Skip the pictures. Set down, word for word, the lines from the start of the material up to and including the line with "w1_second = [11.30, 11.12, 11.02, 10.86, 10.82]".

[Figure scripts]

::::

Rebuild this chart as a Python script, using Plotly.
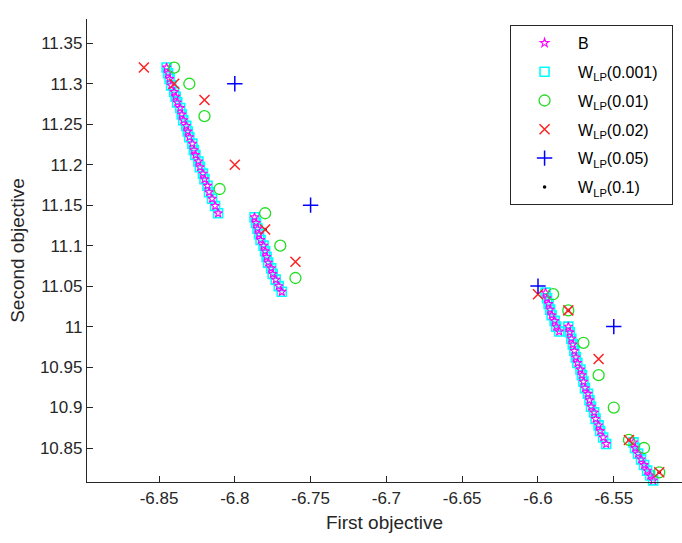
import plotly.graph_objects as go

# ---- data ----
# Solution set B (dense front, 4 segments)
b_first = [
    -6.845, -6.844, -6.843, -6.842, -6.840, -6.839, -6.838, -6.836, -6.835, -6.834,
    -6.832, -6.831, -6.830, -6.828, -6.827, -6.826, -6.824, -6.823, -6.821, -6.820,
    -6.818, -6.817, -6.815, -6.813, -6.811,
    -6.787, -6.786, -6.785, -6.784, -6.783, -6.781, -6.780, -6.779, -6.778, -6.776,
    -6.775, -6.773, -6.771, -6.769,
    -6.595, -6.594, -6.593, -6.592, -6.591, -6.589, -6.588, -6.586,
    -6.580, -6.579, -6.578, -6.577, -6.576, -6.575, -6.574, -6.572, -6.571, -6.570,
    -6.569, -6.567, -6.566, -6.565, -6.563, -6.562, -6.560, -6.559, -6.557, -6.555,
    -6.537, -6.536, -6.534, -6.532, -6.530, -6.528, -6.526, -6.524, -6.521, -6.519,
]
b_second = [
    11.320, 11.313, 11.306, 11.298, 11.290, 11.284, 11.277, 11.270, 11.262, 11.255,
    11.248, 11.241, 11.234, 11.226, 11.218, 11.212, 11.204, 11.197, 11.189, 11.182,
    11.174, 11.166, 11.158, 11.149, 11.140,
    11.135, 11.128, 11.121, 11.114, 11.107, 11.100, 11.093, 11.086, 11.079, 11.072,
    11.065, 11.058, 11.050, 11.043,
    11.042, 11.035, 11.028, 11.021, 11.014, 11.007, 11.000, 10.994,
    11.000, 10.993, 10.985, 10.978, 10.970, 10.962, 10.955, 10.947, 10.940, 10.932,
    10.924, 10.917, 10.909, 10.901, 10.894, 10.886, 10.878, 10.871, 10.863, 10.855,
    10.857, 10.850, 10.843, 10.836, 10.829, 10.822, 10.816, 10.810, 10.806, 10.803,
]
# W_LP(0.001) coincides with B
w001_first = list(b_first)
w001_second = list(b_second)

w01_first = [-6.84, -6.83, -6.82, -6.81, -6.78, -6.77, -6.76,
             -6.59, -6.58, -6.57, -6.56, -6.55, -6.54, -6.53, -6.52]
w01_second = [11.32, 11.30, 11.26, 11.17, 11.14, 11.10, 11.06,
              11.04, 11.02, 10.98, 10.94, 10.90, 10.86, 10.85, 10.82]

w02_first = [-6.86, -6.84, -6.82, -6.80, -6.78, -6.76,
             -6.60, -6.58, -6.56, -6.54, -6.52]
w02_second = [11.32, 11.30, 11.28, 11.20, 11.12, 11.08,
              11.04, 11.02, 10.96, 10.86, 10.82]

w05_first = [-6.80, -6.75, -6.60, -6.55]
w05_second = [11.30, 11.15, 11.05, 11.00]

w1_first = [-6.84, -6.78, -6.58, -6.54, -6.52]
w1_second = [11.30, 11.12, 11.02, 10.86, 10.82]

x_tickvals = [-6.85, -6.80, -6.75, -6.70, -6.65, -6.60, -6.55]
x_ticktext = ["-6.85", "-6.8", "-6.75", "-6.7", "-6.65", "-6.6", "-6.55"]
y_tickvals = [10.85, 10.90, 10.95, 11.00, 11.05, 11.10, 11.15, 11.20, 11.25, 11.30, 11.35]
y_ticktext = ["10.85", "10.9", "10.95", "11", "11.05", "11.1", "11.15", "11.2", "11.25", "11.3", "11.35"]

FONT = "Liberation Sans, Arial, sans-serif"
TXT = "#262626"
PAD = "\u00a0\u00a0"

fig = go.Figure()

def add(name, xs, ys, symbol, color, size, rank, lw=1.3):
    fig.add_trace(go.Scatter(
        x=xs, y=ys, mode="markers", name=name + PAD, legendrank=rank,
        legendgroup=name, cliponaxis=False,
        marker=dict(symbol=symbol, size=size, color=color,
                    line=dict(color=color, width=lw)),
    ))

add("W<sub>LP</sub>(0.1)", w1_first, w1_second, "circle", "#000000", 3.5, 6, 0)
add("W<sub>LP</sub>(0.001)", w001_first, w001_second, "square-open", "#00FFFF", 9, 2, 1.6)
add("B", b_first, b_second, "star-open", "#FF00FF", 6.5, 1, 1.1)
add("W<sub>LP</sub>(0.01)", w01_first, w01_second, "circle-open", "#22DD22", 11, 3)
add("W<sub>LP</sub>(0.02)", w02_first, w02_second, "x-thin-open", "#FF2222", 10, 4, 1.5)
add("W<sub>LP</sub>(0.05)", w05_first, w05_second, "cross-thin-open", "#0000FF", 11, 5, 1.5)

fig.update_layout(
    width=682, height=543,
    margin=dict(l=87, r=0, t=19, b=61),
    paper_bgcolor="white", plot_bgcolor="white",
    font=dict(family=FONT, color=TXT, size=17),
    showlegend=True,
    legend=dict(
        x=0.985, y=0.987, xanchor="right", yanchor="top",
        bgcolor="white", bordercolor=TXT, borderwidth=1,
        font=dict(family=FONT, size=16, color="#000000"),
        itemwidth=57, tracegroupgap=5,
    ),
    xaxis=dict(
        range=[-6.8975, -6.505], showgrid=False, zeroline=False,
        showline=True, linecolor=TXT, linewidth=1.3,
        ticks="inside", ticklen=6, tickcolor=TXT, tickwidth=1,
        tickvals=x_tickvals, ticktext=x_ticktext,
        tickfont=dict(size=17, color=TXT),
        title=dict(text="First objective", font=dict(size=19, color=TXT), standoff=9),
    ),
    yaxis=dict(
        range=[10.808, 11.380], showgrid=False, zeroline=False,
        showline=True, linecolor=TXT, linewidth=1.3,
        ticks="inside", ticklen=6, tickcolor=TXT, tickwidth=1,
        tickvals=y_tickvals, ticktext=y_ticktext,
        tickfont=dict(size=17, color=TXT),
        title=dict(text="Second objective", font=dict(size=19, color=TXT), standoff=10),
    ),
)

fig.write_html("out.html")
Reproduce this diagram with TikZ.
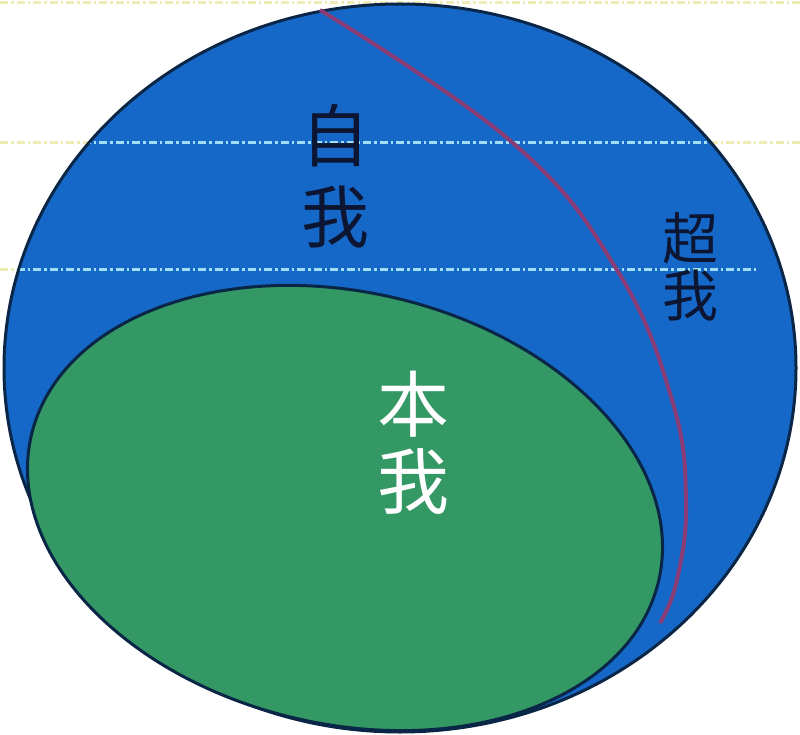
\documentclass[tikz,border=0pt]{standalone}
\usepackage{fontspec}
\newfontfamily\cjk{Noto Sans CJK SC}
\definecolor{egoblue}{RGB}{22,104,200}
\definecolor{idgreen}{RGB}{52,152,100}
\definecolor{rimnavy}{RGB}{10,38,70}
\definecolor{superpurple}{RGB}{138,60,118}
\definecolor{levelin}{RGB}{160,222,245}
\definecolor{levelout}{RGB}{238,236,180}
\definecolor{inknavy}{RGB}{12,22,50}
\tikzset{
  level/.style={line width=3pt,dash pattern=on 8pt off 3pt on 2.5pt off 3pt},
  label/.style={font=\cjk,align=center,inner sep=0pt}
}
\begin{document}
\begin{tikzpicture}[x=1pt,y=-1pt]
  \useasboundingbox (0,0) rectangle (800,735);
  \fill[white] (0,0) rectangle (800,735);
  % levels outside the psyche
  \draw[level,levelout] (0,3) -- (800,3);
  \draw[level,levelout] (0,143) -- (800,143);
  \draw[level,levelout] (0,270) -- (60,270);
  % the whole psyche
  \draw[line width=3pt,draw=rimnavy,fill=egoblue] (400,368) ellipse [x radius=396, y radius=364];
  \begin{scope}
    \clip (400,368) ellipse [x radius=394.5, y radius=362.5];
    \draw[level,levelin] (0,143) -- (800,143);
    \draw[level,levelin] (0,270) -- (757,270);
  \end{scope}
  % id
  \draw[line width=3pt,draw=rimnavy,fill=idgreen,rotate around={-13:(345,508)}]
    (345,508) ellipse [x radius=322, y radius=216];
  % superego border
  \draw[line width=4pt,superpurple] plot[smooth,tension=0.7] coordinates
    {(320,10) (513,143) (617,270) (672,400) (686,500) (677,580) (660,623)};
  \node[label,text=inknavy,font=\cjk\fontsize{68}{81}\selectfont] (ego) at (335,176) {自\\我};
  \node[label,text=inknavy,font=\cjk\fontsize{56}{57}\selectfont] (superego) at (690,267) {超\\我};
  \node[label,text=white,font=\cjk\fontsize{72}{77}\selectfont] (id) at (413,443) {本\\我};
\end{tikzpicture}
\end{document}
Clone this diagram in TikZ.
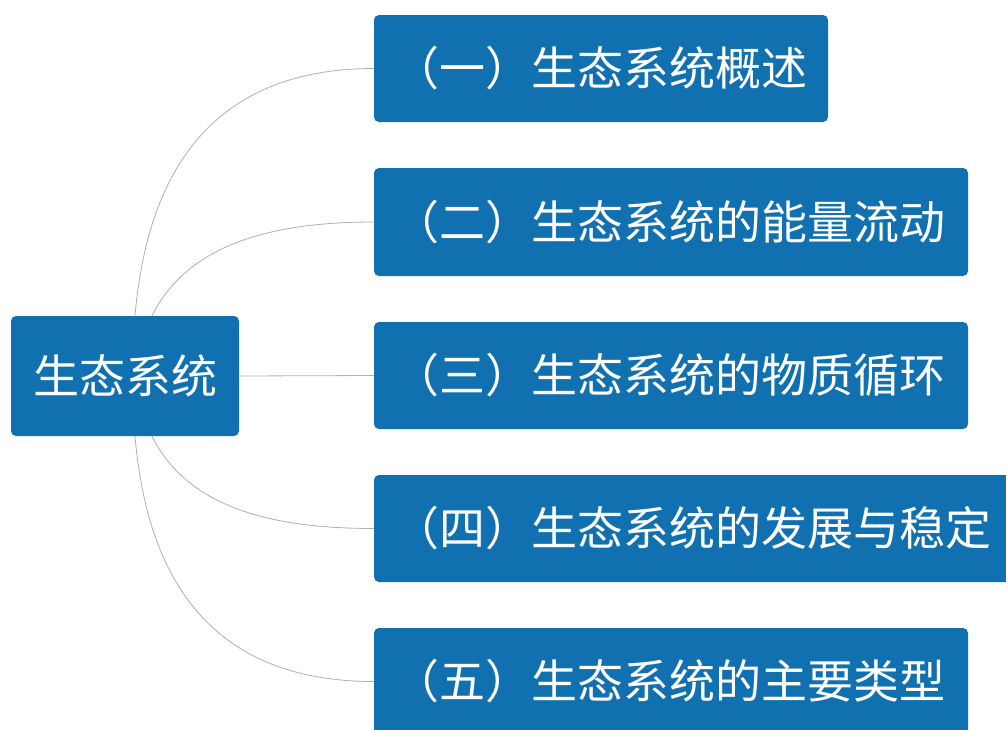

::::

RESPONSE TO THIS EXERCISE:
Rebuild this chart as a Python script, using Plotly.
import plotly.graph_objects as go

# ---- data ----
# Solution set B (dense front, 4 segments)
b_first = [
    -6.845, -6.844, -6.843, -6.842, -6.840, -6.839, -6.838, -6.836, -6.835, -6.834,
    -6.832, -6.831, -6.830, -6.828, -6.827, -6.826, -6.824, -6.823, -6.821, -6.820,
    -6.818, -6.817, -6.815, -6.813, -6.811,
    -6.787, -6.786, -6.785, -6.784, -6.783, -6.781, -6.780, -6.779, -6.778, -6.776,
    -6.775, -6.773, -6.771, -6.769,
    -6.595, -6.594, -6.593, -6.592, -6.591, -6.589, -6.588, -6.586,
    -6.580, -6.579, -6.578, -6.577, -6.576, -6.575, -6.574, -6.572, -6.571, -6.570,
    -6.569, -6.567, -6.566, -6.565, -6.563, -6.562, -6.560, -6.559, -6.557, -6.555,
    -6.537, -6.536, -6.534, -6.532, -6.530, -6.528, -6.526, -6.524, -6.521, -6.519,
]
b_second = [
    11.320, 11.313, 11.306, 11.298, 11.290, 11.284, 11.277, 11.270, 11.262, 11.255,
    11.248, 11.241, 11.234, 11.226, 11.218, 11.212, 11.204, 11.197, 11.189, 11.182,
    11.174, 11.166, 11.158, 11.149, 11.140,
    11.135, 11.128, 11.121, 11.114, 11.107, 11.100, 11.093, 11.086, 11.079, 11.072,
    11.065, 11.058, 11.050, 11.043,
    11.042, 11.035, 11.028, 11.021, 11.014, 11.007, 11.000, 10.994,
    11.000, 10.993, 10.985, 10.978, 10.970, 10.962, 10.955, 10.947, 10.940, 10.932,
    10.924, 10.917, 10.909, 10.901, 10.894, 10.886, 10.878, 10.871, 10.863, 10.855,
    10.857, 10.850, 10.843, 10.836, 10.829, 10.822, 10.816, 10.810, 10.806, 10.803,
]
# W_LP(0.001) coincides with B
w001_first = list(b_first)
w001_second = list(b_second)

w01_first = [-6.84, -6.83, -6.82, -6.81, -6.78, -6.77, -6.76,
             -6.59, -6.58, -6.57, -6.56, -6.55, -6.54, -6.53, -6.52]
w01_second = [11.32, 11.30, 11.26, 11.17, 11.14, 11.10, 11.06,
              11.04, 11.02, 10.98, 10.94, 10.90, 10.86, 10.85, 10.82]

w02_first = [-6.86, -6.84, -6.82, -6.80, -6.78, -6.76,
             -6.60, -6.58, -6.56, -6.54, -6.52]
w02_second = [11.32, 11.30, 11.28, 11.20, 11.12, 11.08,
              11.04, 11.02, 10.96, 10.86, 10.82]

w05_first = [-6.80, -6.75, -6.60, -6.55]
w05_second = [11.30, 11.15, 11.05, 11.00]

w1_first = [-6.84, -6.78, -6.58, -6.54, -6.52]
w1_second = [11.30, 11.12, 11.02, 10.86, 10.82]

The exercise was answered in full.